Another capability demonstrated was that the grounding switch operating duty was not influenced by the circuit breaker when interrupting the maximum rated fault current. Under certain conditions, the vacuum interrupter may not clear the fault at the first current zero after a major loop but interrupts after the next minor loop. The testing demonstrated the grounding switch performs this duty without contact welding.

Benefits to wind farms

When the medium voltage circuit breaker opens, the system loses the ground connection between the open circuit breaker and the medium-voltage side of the LV/MV transformer. As described earlier, the voltage in the healthy phases increases to as much as 1.73 PU as the wind turbines continue to put power into the system. This high voltage acts like a permanent hi-pot test, which is particularly hard on surge arresters. Long periods at these excessive voltage can shorten the life or even damage the surge arresters. Since the loss of the ground reference leads to these problems, restoring a ground connection can eliminate them.

The conventional alternative to using a grounding switch, as described in this paper, would be to use a grounding transformer instead. This transformer would be connected on the B side of the MV circuit breaker and set up so that during normal operation has a high impedance to ground but during a line-to-ground fault provides a low-impedance path for the fault current. 
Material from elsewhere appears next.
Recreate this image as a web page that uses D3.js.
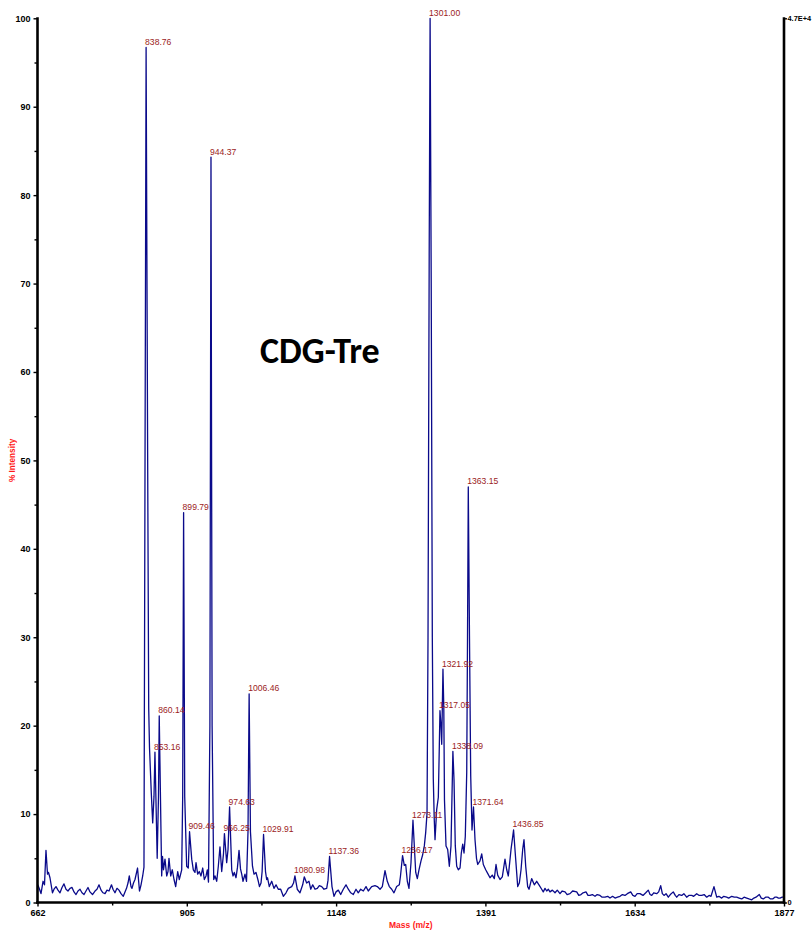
<!DOCTYPE html>
<html>
<head>
<meta charset="utf-8">
<script src="https://cdn.jsdelivr.net/npm/d3@7"></script>
<style>
  html, body { margin: 0; padding: 0; background: #ffffff; }
  svg { display: block; }
</style>
</head>
<body>
<svg id="chart" width="812" height="935"></svg>
<script>
// MALDI profile spectrum, [m/z, % intensity], split by mass region
const profileLow = [
  [662.5,2.0],[665.3,1.5],[667.7,1.0],[671.0,2.4],[673.4,2.0],[675.8,5.9],[678.3,3.2],[679.9,3.4],
  [682.3,2.8],[686.4,1.1],[688.9,1.5],[692.1,1.8],[695.4,1.4],[698.6,1.1],[701.9,1.7],[705.1,2.1],
  [708.4,1.5],[711.6,1.3],[714.9,1.6],[718.2,1.7],[721.4,1.2],[724.7,0.9],[727.9,1.3],[731.2,1.5],
  [734.4,1.1],[737.7,0.9],[740.9,1.3],[744.2,1.7],[747.4,1.2],[751.5,0.9],[755.6,1.3],[758.8,1.5],
  [762.1,2.0],[765.4,1.4],[768.6,1.1],[771.9,1.0],[775.1,1.4],[778.4,1.3],[782.4,2.0],[784.9,1.5],
  [788.1,1.1],[791.4,1.6],[794.6,1.4],[797.9,1.0],[801.6,0.7],[804.4,1.2],[806.9,1.6],[809.3,2.2],
  [811.4,3.0],[814.2,1.8],[815.8,1.6],[818.2,2.2],[820.7,2.6],[824.8,3.9],[828.0,1.3],[830.5,2.0],
  [833.2,3.0]
];
const profileCluster1 = [
  [835.3,4.0],[838.76,96.7],[841.3,50],[843.0,22],[844.3,17.5],[847.2,12.4],[849.5,9.0],[851.6,12],
  [853.16,17.0],[856.8,5.0],[858.9,12],[860.14,21.1],[863.0,8],[864.1,3.0],[865.5,5.2],[867.1,3.7],
  [869.5,4.9],[872.3,3.0],[874.4,3.5],[876.0,5.0],[878.8,3.0],[881.4,3.7],[884.2,2.6],[886.9,1.8],
  [890.2,3.5],[892.8,2.6],[896.7,3.7],[898.3,12],[899.79,44.1],[901.6,12],[904.8,4.1],[907.4,3.9],
  [909.46,8.0],[913.0,4.9],[915.6,3.7],[918.3,3.4],[920.0,4.5],[922.7,3.2],[925.3,3.5],[928.1,3.0],
  [930.9,3.9],[933.5,2.6],[936.3,3.0],[938.4,3.7],[940.3,2.3],[942.6,20],[944.37,84.3],[946.2,20],
  [948.8,2.6],[950.9,3.0],[953.7,2.4],[956.3,4.1],[959.0,6.3],[961.8,3.5],[964.7,5.5],[966.25,7.8],
  [969.9,4.5],[972.1,6.0],[974.63,10.8],[978.1,3.7],[980.2,3.0],[982.3,3.4],[985.1,2.8],[987.5,4.0],
  [990.0,5.9],[992.4,3.8],[994.4,3.2],[996.5,2.4],[999.7,3.2],[1002.2,2.4],[1004.6,8],[1006.46,23.6],
  [1008.6,8],[1011.9,4.1],[1014.4,3.2],[1017.6,3.4],[1021.4,2.4],[1023.3,1.8],[1025.8,2.2],[1027.6,3.5],
  [1029.91,7.7],[1033.1,3.5],[1035.0,2.6],[1036.3,2.8],[1039.3,1.8]
];
const profileMid = [
  [1043.2,2.4],[1046.9,1.6],[1050.2,2.0],[1053.9,1.5],[1057.8,1.5],[1062.1,0.7],[1066.5,1.1],[1070.2,1.6],
  [1075.7,1.8],[1078.7,2.2],[1080.98,3.0],[1084.8,1.5],[1089.2,1.1],[1093.6,2.0],[1096.2,2.9],[1100.1,2.2],
  [1103.9,2.4],[1106.7,1.5],[1109.9,2.0],[1113.7,1.5],[1117.4,1.6],[1120.7,1.9],[1124.6,1.8],[1128.3,1.5],
  [1132.7,1.6],[1134.8,2.5],[1137.36,5.2],[1141.3,1.8],[1144.6,0.7],[1147.8,1.2],[1151.6,1.4],[1155.5,0.9],
  [1159.7,1.5],[1164.1,2.0],[1167.9,1.5],[1171.8,1.1],[1176.0,0.9],[1180.4,1.5],[1184.1,1.1],[1188.0,1.5],
  [1192.3,1.3],[1196.7,1.8],[1200.4,1.3],[1205.9,1.8],[1211.3,1.9],[1215.1,1.8],[1219.5,1.5],[1223.2,1.8],
  [1227.6,3.6],[1231.3,2.4],[1234.6,1.8],[1238.5,1.5],[1242.2,1.1],[1246.6,1.8],[1250.9,2.0]
];
const profileCluster2 = [
  [1252.8,3.0],[1256.17,5.3],[1259.0,4.2],[1261.3,4.3],[1263.9,2.4],[1266.6,1.6],[1269.9,4.5],[1273.11,9.3],
  [1275.3,6.4],[1277.6,3.4],[1280.2,2.7],[1282.9,3.7],[1286.2,4.7],[1288.9,5.4],[1291.6,6.4],[1293.8,7.9],
  [1296.0,10.1],[1297.6,30],[1299.6,75],[1301.00,100],[1302.8,70],[1304.6,30],[1306.2,14],[1307.7,9.5],
  [1309.0,7.1],[1311.7,10.5],[1314.4,11.9],[1316.0,17.7],[1317.05,21.7],[1318.7,20],[1319.9,17.9],[1321.92,26.4],
  [1323.3,22],[1324.4,11.6],[1326.9,6.4],[1329.6,6.0],[1332.3,4.1],[1335.0,6.4],[1338.09,17.1],[1339.9,13.9],
  [1342.0,6.4],[1344.3,4.1],[1346.9,3.7],[1349.7,3.9],[1351.8,5.6],[1354.1,6.6],[1356.2,5.6],[1358.3,7.5],
  [1360.6,14.7],[1361.9,30],[1363.15,47.0],[1365.1,30],[1367.1,14.3],[1369.2,8.2],[1371.64,10.8],[1374.1,7.1],
  [1376.5,5.0],[1378.5,4.3],[1382.2,4.7],[1385.0,5.5],[1387.6,4.3],[1391.5,3.7],[1394.7,3.3],[1398.5,2.8],
  [1402.2,3.1],[1405.5,2.7],[1408.3,4.3],[1411.0,3.1],[1414.8,2.6],[1418.5,2.9],[1422.9,4.9],[1425.7,3.7],
  [1428.3,3.0],[1432.7,6.0],[1436.85,8.2],[1440.3,4.9],[1443.6,1.8],[1446.2,2.2],[1449.0,3.7],[1451.7,6.0],
  [1453.8,7.1],[1456.6,4.1],[1459.8,1.8]
];
const profileHigh = [
  [1462.0,1.5],[1466.3,2.7],[1470.6,2.0],[1474.5,2.4],[1478.2,2.0],[1482.6,1.5],[1485.2,1.2],[1488.0,1.6],
  [1490.8,1.3],[1493.5,1.5],[1496.1,1.2],[1500.0,1.4],[1504.3,1.1],[1508.0,1.4],[1512.4,1.0],[1516.0,1.3],
  [1520.6,1.2],[1524.0,0.9],[1528.7,1.0],[1533.0,1.3],[1539.6,1.2],[1543.0,0.8],[1546.6,0.9],[1550.0,1.1],
  [1554.7,1.2],[1558.0,0.8],[1561.2,0.8],[1565.0,0.9],[1569.4,0.7],[1573.0,0.9],[1577.5,0.8],[1581.0,0.6],
  [1585.7,0.6],[1590.0,0.7],[1593.8,0.5],[1598.0,0.7],[1602.0,0.5],[1606.0,0.6],[1610.1,0.7],[1614.0,0.9],
  [1618.2,0.8],[1622.0,1.0],[1627.5,1.2],[1631.0,0.8],[1634.5,0.7],[1638.0,1.0],[1642.6,1.0],[1647.5,0.8],
  [1652.0,1.1],[1656.1,1.4],[1659.0,0.9],[1661.7,0.8],[1665.0,1.1],[1669.8,1.0],[1673.0,1.2],[1676.3,1.9],
  [1679.0,1.0],[1681.7,0.8],[1685.0,1.0],[1688.7,0.6],[1692.0,0.9],[1696.8,1.2],[1700.0,0.8],[1702.4,0.6],
  [1706.0,0.9],[1710.5,0.8],[1714.0,1.0],[1718.6,0.6],[1722.0,0.8],[1726.8,0.8],[1730.0,0.7],[1734.9,1.0],
  [1739.0,0.8],[1743.1,0.8],[1747.0,0.9],[1751.2,0.6],[1755.0,0.8],[1758.2,0.7],[1763.0,1.8],[1767.5,0.6],
  [1771.0,0.7],[1775.6,0.5],[1779.0,0.7],[1783.7,0.6],[1787.0,0.5],[1791.9,0.7],[1796.0,0.6],[1800.0,0.6],
  [1804.0,0.5],[1808.2,0.4],[1812.0,0.6],[1816.3,0.5],[1820.0,0.4],[1824.5,0.3],[1828.0,0.5],[1831.4,0.6],
  [1836.8,0.9],[1840.0,0.5],[1843.3,0.4],[1847.0,0.6],[1851.5,0.6],[1855.0,0.4],[1858.6,0.4],[1862.0,0.6],
  [1865.1,0.6],[1868.0,0.5],[1870.5,0.5],[1874.0,0.6],[1877.0,0.6]
];

// annotated peak masses
const peakLabels = [838.76, 853.16, 860.14, 899.79, 909.46, 944.37, 966.25, 974.63, 1006.46, 1029.91,
  1080.98, 1137.36, 1256.17, 1273.11, 1301.00, 1317.05, 1321.92, 1338.09, 1363.15, 1371.64, 1436.85];

const massTicks = [662, 905, 1148, 1391, 1634, 1877];
const intensityTicks = [0, 10, 20, 30, 40, 50, 60, 70, 80, 90, 100];
const countTicks = [0, 47000];
const countTickLabels = ["0", "4.7E+4"];
const sampleName = "CDG-Tre";
const xTitle = "Mass (m/z)";
const yTitle = "% Intensity";

(function drawSpectrum() {
  const spectrum = [].concat(profileLow, profileCluster1, profileMid, profileCluster2, profileHigh);

  const svg = d3.select("#chart");
  const plotLeft = 37.5, plotRight = 784, plotTop = 18.3, plotBottom = 902.5;

  const x = d3.scaleLinear().domain([662, 1877]).range([plotLeft, plotRight]);
  const y = d3.scaleLinear().domain([0, 100]).range([plotBottom, plotTop]);
  const yCounts = d3.scaleLinear().domain([0, 47000]).range([plotBottom, plotTop]);

  const tickFont = "'Liberation Sans', Arial, sans-serif";

  // spectrum trace
  svg.append("path")
    .datum(spectrum)
    .attr("fill", "none")
    .attr("stroke", "#0a0a8a")
    .attr("stroke-width", 1.3)
    .attr("stroke-linejoin", "round")
    .attr("d", d3.line().x(d => x(d[0])).y(d => y(d[1])));

  // peak annotations
  const peakLookup = new Map(spectrum.map(d => [d[0], d[1]]));
  svg.append("g")
    .selectAll("text")
    .data(peakLabels)
    .join("text")
    .attr("x", d => x(d) - 1)
    .attr("y", d => y(peakLookup.get(d)) - 2.5)
    .attr("font-family", tickFont)
    .attr("font-size", 8.6)
    .attr("fill", "#9b1c1c")
    .text(d => d.toFixed(2));

  // minor tick values at the half steps
  const massMinor = d3.range(0, massTicks.length - 1).map(i => (massTicks[i] + massTicks[i + 1]) / 2);
  const intensityMinor = d3.range(5, 100, 10);

  function styleAxis(g) {
    g.selectAll(".tick line").attr("stroke", "#000").attr("stroke-width", 1.4);
    g.selectAll("text")
      .attr("font-family", tickFont)
      .attr("font-size", 9)
      .attr("font-weight", "bold")
      .attr("fill", "#000");
    g.select(".domain").remove();
  }

  // bottom axis
  svg.append("g").attr("transform", `translate(0,${plotBottom})`)
    .call(d3.axisBottom(x).tickValues(massTicks).tickFormat(d3.format("d")).tickSize(4).tickPadding(3).tickSizeOuter(0))
    .call(styleAxis);
  svg.append("g").attr("transform", `translate(0,${plotBottom})`)
    .call(d3.axisBottom(x).tickValues(massMinor).tickFormat("").tickSize(3).tickSizeOuter(0))
    .call(styleAxis);

  // left axis
  svg.append("g").attr("transform", `translate(${plotLeft},0)`)
    .call(d3.axisLeft(y).tickValues(intensityTicks).tickFormat(d3.format("d")).tickSize(4).tickPadding(3).tickSizeOuter(0))
    .call(styleAxis);
  svg.append("g").attr("transform", `translate(${plotLeft},0)`)
    .call(d3.axisLeft(y).tickValues(intensityMinor).tickFormat("").tickSize(3).tickSizeOuter(0))
    .call(styleAxis);

  // right axis: absolute counts
  svg.append("g").attr("transform", `translate(${plotRight},0)`)
    .call(d3.axisRight(yCounts).tickValues(countTicks).tickFormat((d, i) => countTickLabels[i]).tickSize(3).tickPadding(0.5).tickSizeOuter(0))
    .call(styleAxis)
    .selectAll("text").attr("font-size", 7.4);

  // frame lines
  const frame = svg.append("g").attr("stroke", "#000").attr("stroke-width", 2.6).attr("fill", "none");
  frame.append("line").attr("x1", plotLeft).attr("x2", plotLeft).attr("y1", plotTop - 1).attr("y2", plotBottom + 1.3);
  frame.append("line").attr("x1", plotLeft - 1.3).attr("x2", plotRight + 1.3).attr("y1", plotBottom).attr("y2", plotBottom);
  frame.append("line").attr("x1", plotRight).attr("x2", plotRight).attr("y1", plotTop - 1).attr("y2", plotBottom + 1.3);

  // axis titles
  svg.append("text")
    .attr("x", (plotLeft + plotRight) / 2).attr("y", 928)
    .attr("text-anchor", "middle")
    .attr("font-family", tickFont).attr("font-size", 8.5).attr("font-weight", "bold")
    .attr("fill", "#ff1a1a")
    .text(xTitle);
  svg.append("text")
    .attr("transform", `translate(15,${(plotTop + plotBottom) / 2}) rotate(-90)`)
    .attr("text-anchor", "middle")
    .attr("font-family", tickFont).attr("font-size", 8.2).attr("font-weight", "bold")
    .attr("fill", "#ff1a1a")
    .text(yTitle);

  // sample name
  svg.append("text")
    .attr("x", 260).attr("y", 363)
    .attr("font-family", "Carlito, Calibri, 'Open Sans', 'Liberation Sans', sans-serif")
    .attr("font-size", 36).attr("font-weight", "bold")
    .attr("fill", "#000")
    .text(sampleName);
})();
</script>
</body>
</html>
The disadvantages of using a grounding transformer are the installation and maintenance costs of the equipment and the environmental risks associated with spills. Although the grounding transformer needs to be only roughly 5% of the size of the connected load, this can still require a transformer in the MVA range. Additionally, the cables connected to the grounding transformer add a significant expense. Finally, the maintenance of the transformer, particularly for oil-insulated transformers, costs can be significant over the life of the wind farm.


In comparison, a circuit breaker with an integral grounding switch is a relatively simple device, being very similar to a conventional circuit breaker in design and construction. Integrating a grounding switch into a circuit breaker combines the fault detection capabilities with circuit grounding, which simplifies the installation and operation of the system.